The Perricone’s spicy and earthy flavors complement the earthy, nutty flavors of eggplant and three cheeses while the Nero d’Avola’s fuller body and velvet tannins match the overall richness of the dish.
- 2 lb. 2 oz./ 1 kg eggplants
- 1 qt./ 1 L tomato puree
- 11 oz./ 300 g Primosale cheese
- 7 oz./ 200 g aged Sicilian Pecorino DOP
- 3 ½ oz./ 100 g Parmigiano Reggiano DOP
- 1 onion, minced
- 3 eggs
- Basil leaves
- Extra-virgin olive oil
- Sea salt for the eggplants
- Salt to taste
Cut the eggplant into slices widthways about ½-inch (1 cm.) thick. Sprinkle with sea salt and leave to drain in colander or on a dishcloth for at least 1 hour; this will get rid of the bitter taste and the excess liquid. Rub with a paper towel to eliminate all the salt. Heat a generous amount of oil in a frying pan and fry the eggplant slices a few at a time.
In a sauce pan, stew the onion in ½ glass of water with a few basil leaves and a tablespoon of oil. Stir in the tomato puree and let simmer for 20 minutes. Whisk the egg with ½ cup of grated Pecorino. Heat a non-stick skillet over medium heat and pour the batter over it to make crêpes.

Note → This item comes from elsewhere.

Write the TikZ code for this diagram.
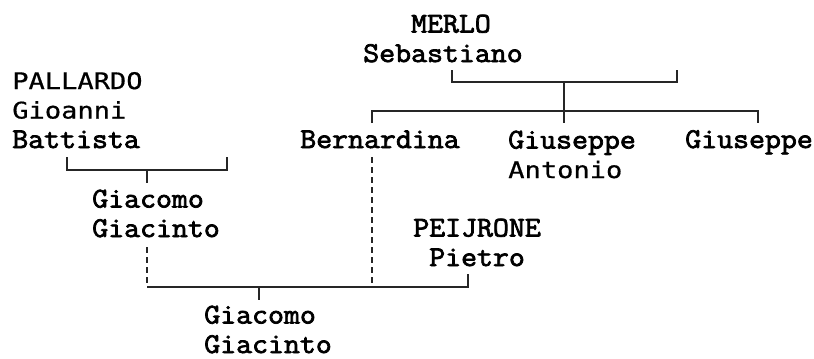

Grease a tall baking dish with some oil and alternate the fried eggplants, slices of Primosale cheese, the tomato sauce, sprinkling of grated Parmigiano and the crêpes. Top with a generous sprinkling of grated aged Pecorino.
Heat the oven to 350°F (180°C) and bake for at least 40 minutes. Makes 4 to 6 servings.